Elemental creates secure, enterprise-specific context engines that transform fragmented data into structured knowledge graphs that AI agents can quickly navigate and query. “When an AI agent is asked to do an investigation, instead of having it talk directly to this huge repository of data, we insert something between that figures out exactly what root sources of data are appropriate for answering the question,” Moore said.
Over the two years it has been in stealth, Lovelace has primarily targeted industries where lives are at stake, such as public sector agencies, national security, disaster response and healthcare. However, Moore said, the technology is also appropriate for high-risk, high-reward scenarios such as financial services.
Moore said Yottagraph can answer investigative questions with about one 1,000th of the token use of other methods. “With 1,000th of the tokens, you can afford to ask 1,000 questions where you might have only previously been able to afford one,” he said.
Lovelace is currently ingesting about a billion facts a week from about 20 different public sources, he said. A key differentiator is how the system handles relationships between data points. “We shunt millions and sometimes billions of little messages between nodes in this knowledge graph,” Moore said. “That does the computation in a way that’s much more suited for CPUs, GPUs and the memory layout of database systems.”

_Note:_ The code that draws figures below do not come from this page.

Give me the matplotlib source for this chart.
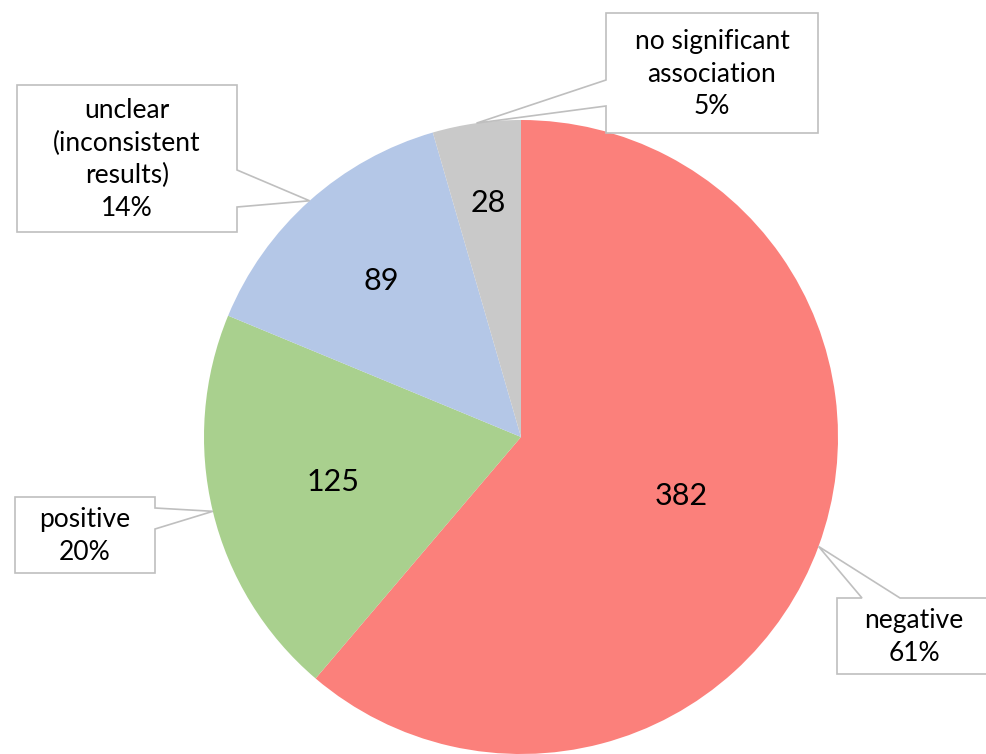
import numpy as np
import matplotlib.pyplot as plt
from matplotlib.patches import Polygon

plt.rcParams['font.family'] = ['Lato', 'DejaVu Sans']

# study outcomes, clockwise from 12 o'clock
categories = ['negative', 'positive', 'unclear\n(inconsistent\nresults)', 'no significant\nassociation']
counts = [382, 125, 89, 28]
colors = ['#FB807B', '#A9D08E', '#B4C7E7', '#C9C9C9']

# layout in pixels (y grows downward)
W, H = 987, 754
cx, cy, R = 521, 437, 317
value_dist = [0.54, 0.61, 0.66, 0.745]
# callout boxes: (x0, y0, x1, y1, side, base_a, base_b)
boxes = [
    (837, 598, 990, 674, 'top', 862, 900),
    (15, 497, 155, 573, 'right', 508, 529),
    (17, 85, 237, 232, 'right', 170, 207),
    (606, 13, 818, 133, 'left', 80, 106),
]

# whole percentages that add up to 100 (largest remainder)
raw = np.array(counts) / sum(counts) * 100
pcts = np.floor(raw).astype(int)
order = np.argsort(-(raw - pcts))
for i in order[:100 - pcts.sum()]:
    pcts[i] += 1

fig = plt.figure(figsize=(W / 100, H / 100), dpi=100)
ax = fig.add_axes([0, 0, 1, 1])

wedges, _ = ax.pie(counts, colors=colors, startangle=-90, counterclock=True,
                   center=(cx, cy), radius=R, frame=True,
                   wedgeprops=dict(linewidth=0))
ax.set_xlim(0, W)
ax.set_ylim(H, 0)
ax.set_aspect('equal')
ax.axis('off')

for w, n, lab, pct, d, box in zip(wedges, counts, categories, pcts, value_dist, boxes):
    mid = np.deg2rad((w.theta1 + w.theta2) / 2)
    ax.text(cx + d * R * np.cos(mid), cy + d * R * np.sin(mid), str(n),
            ha='center', va='center', fontsize=22)

    # callout with pointer to the wedge edge
    tx, ty = cx + R * np.cos(mid), cy + R * np.sin(mid)
    x0, y0, x1, y1, side, a, b = box
    if side == 'right':
        pts = [(x0, y0), (x1, y0), (x1, a), (tx, ty), (x1, b), (x1, y1), (x0, y1)]
    elif side == 'left':
        pts = [(x0, y0), (x1, y0), (x1, y1), (x0, y1), (x0, b), (tx, ty), (x0, a)]
    else:
        pts = [(x0, y0), (a, y0), (tx, ty), (b, y0), (x1, y0), (x1, y1), (x0, y1)]
    ax.add_patch(Polygon(pts, closed=True, facecolor='white', edgecolor='#BFBFBF',
                         linewidth=1.2, zorder=3))
    ax.text((x0 + min(x1, W)) / 2 + (2 if side == 'top' else 0), (y0 + y1) / 2 + 1,
            f'{lab}\n{pct}%', ha='center', va='center', fontsize=19,
            linespacing=1.38, zorder=4)

fig.savefig('out.png', dpi=100)
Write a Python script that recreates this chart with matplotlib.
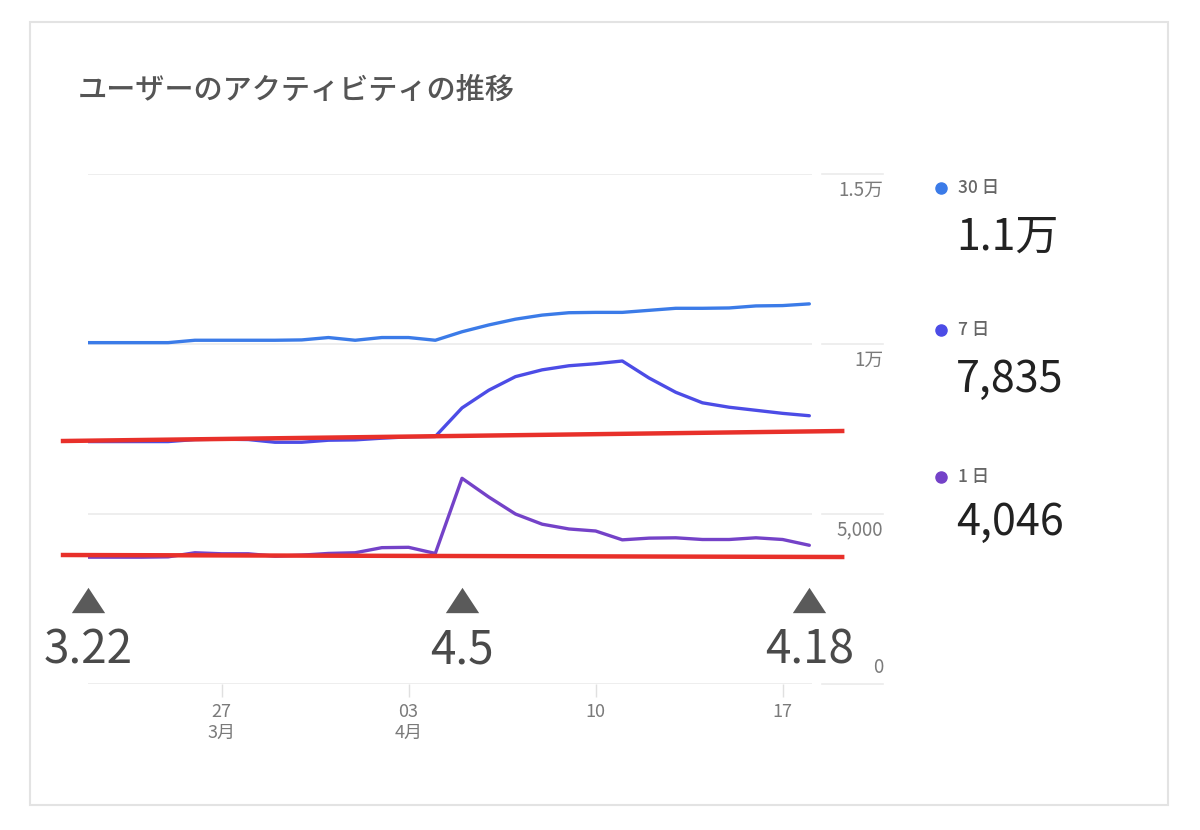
import matplotlib
matplotlib.use("Agg")
import matplotlib.pyplot as plt
from matplotlib.lines import Line2D
from matplotlib.patches import Rectangle
import matplotlib.transforms as mtransforms

plt.rcParams['font.family'] = ['Noto Sans CJK JP', 'DejaVu Sans']

# ---- data ----
days = list(range(28))  # 3/22 .. 4/18
users_30d = [10040, 10040, 10040, 10040, 10110, 10110, 10110, 10110, 10120, 10190,
             10110, 10190, 10190, 10110, 10360, 10560, 10730, 10850, 10920, 10930,
             10930, 10990, 11050, 11050, 11060, 11120, 11130, 11180]
users_7d = [7130, 7130, 7130, 7130, 7190, 7200, 7190, 7110, 7110, 7170,
            7180, 7230, 7270, 7280, 8120, 8640, 9040, 9240, 9360, 9420,
            9500, 9000, 8580, 8270, 8140, 8050, 7960, 7890]
users_1d = [3730, 3730, 3730, 3740, 3860, 3830, 3830, 3760, 3790, 3840,
            3860, 4010, 4020, 3840, 6050, 5500, 5000, 4700, 4560, 4500,
            4240, 4290, 4300, 4250, 4250, 4300, 4250, 4080]
series_labels = ["30 日", "7 日", "1 日"]
series_totals = ["1.1万", "7,835", "4,046"]
series_colors = ["#3b7be8", "#4c4ce6", "#7442c8"]

ytick_values = [0, 5000, 10000, 15000]
ytick_labels = ["0", "5,000", "1万", "1.5万"]
xtick_days = [5, 12, 19, 26]
xtick_labels = ["27\n3月", "03\n4月", "10", "17"]

# annotation (red baseline guides and date markers)
guide_x = [-0.935, 28.23]
guide_upper = [7147, 7441]
guide_lower = [3794, 3735]
marker_days = [0, 14, 27]
marker_labels = ["3.22", "4.5", "4.18"]
marker_y = 2470
marker_label_y = 1000

title = "ユーザーのアクティビティの推移"

# ---- figure ----
W, H = 1200, 830
fig = plt.figure(figsize=(W / 100, H / 100), dpi=100)
fig.patch.set_facecolor("white")

def fx(px):
    return px / W

def fy(py):
    return 1 - py / H

# card border
fig.patches.append(Rectangle((fx(30), fy(805)), fx(1168) - fx(30), fy(22) - fy(805),
                             transform=fig.transFigure, fill=False,
                             edgecolor="#e3e3e3", linewidth=1.5))

ax_l, ax_r, ax_b, ax_t = 88, 812, 684, 174
ax = fig.add_axes([fx(ax_l), fy(ax_b), fx(ax_r) - fx(ax_l), fy(ax_t) - fy(ax_b)])
ax.set_xlim(0, 27.1)
ax.set_ylim(0, 15000)
for s in ax.spines.values():
    s.set_visible(False)
ax.set_yticks([])

# gridlines
for v in ytick_values:
    ax.axhline(v, color="#ebebeb", linewidth=1.2, zorder=0)
trans_blend = mtransforms.blended_transform_factory(ax.transAxes, ax.transData)
seg_x0 = (822 - ax_l) / (ax_r - ax_l)
seg_x1 = (883 - ax_l) / (ax_r - ax_l)
for v, lab in zip(ytick_values, ytick_labels):
    ax.plot([seg_x0, seg_x1], [v, v], transform=trans_blend, color="#ebebeb",
            linewidth=1.2, clip_on=False)
    off = 500 if v == 0 else -470
    ax.text(seg_x1, v + off, lab, transform=trans_blend, ha="right", va="center",
            fontsize=13.5, color="#7a7a7a")

# x ticks
ax.set_xticks(xtick_days)
ax.set_xticklabels(xtick_labels, fontsize=13, color="#7a7a7a", linespacing=1.2)
ax.tick_params(axis="x", length=9, width=1, color="#e0e0e0", pad=5)

# series lines
for vals, col in zip([users_30d, users_7d, users_1d], series_colors):
    ax.plot(days, vals, color=col, linewidth=2.4, solid_capstyle="round",
            solid_joinstyle="round", zorder=3)

# red guides
ax.plot(guide_x, guide_upper, color="#e8302a", linewidth=3.2, clip_on=False, zorder=4)
ax.plot(guide_x, guide_lower, color="#e8302a", linewidth=3.2, clip_on=False, zorder=4)

# date markers
tri = [(-1.0, -0.76), (1.0, -0.76), (0.0, 0.76), (-1.0, -0.76)]
ax.scatter(marker_days, [marker_y] * len(marker_days), marker=tri, s=24 ** 2,
           color="#5a5a5a", clip_on=False, zorder=5, linewidths=0)
for d, lab in zip(marker_days, marker_labels):
    ax.text(d, marker_label_y, lab, ha="center", va="center", fontsize=33,
            color="#4a4a4a", clip_on=False)

# title
fig.text(fx(78), fy(90), title, fontsize=21, color="#555555", ha="left",
         va="center", fontweight="medium")

# legend
legend_y = [188, 330, 477]
value_y = [238, 380, 523]
for lab, tot, col, ly, vy in zip(series_labels, series_totals, series_colors,
                                  legend_y, value_y):
    fig.add_artist(Line2D([fx(941)], [fy(ly)], marker="o", markersize=8,
                          color=col, transform=fig.transFigure, linestyle="none"))
    fig.text(fx(958), fy(ly), lab, fontsize=12.5, color="#666666", ha="left",
             va="center", fontweight="medium")
    fig.text(fx(956), fy(vy), tot, fontsize=31, color="#222222", ha="left",
             va="center")

fig.savefig("out.png", dpi=100, facecolor="white")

Sources include “all the news in the world, all the social media in the world,” as well as shipping data, logistics information and satellite imagery.
Entity resolution is critical to ensuring accuracy by “making sure that irrespective of the source, we know the shared identity of the central entities at play,” he said. “You can’t afford to have errors in your entity graph.”
To maintain trust, the system tracks provenance for every inference so users can identify every factor in reasoning. “That means that whenever we do a large chain of reasoning, we can give citations to every part of the process,” he said.
The platform is deployed within customer environments rather than as a centralized service. Providing that level of control is essential in sensitive environments, Moore said. “Gone are the days when a vendor can say, ‘Send me your data, I’ll process it for you and send you back the results,’” he said.
The company will focus primarily on large enterprises, particularly in scenarios “where executives are under pressure to demonstrate tangible AI-driven productivity gains,” Moore said. Those include areas where “actual implementations have failed far more often than they’ve succeeded.”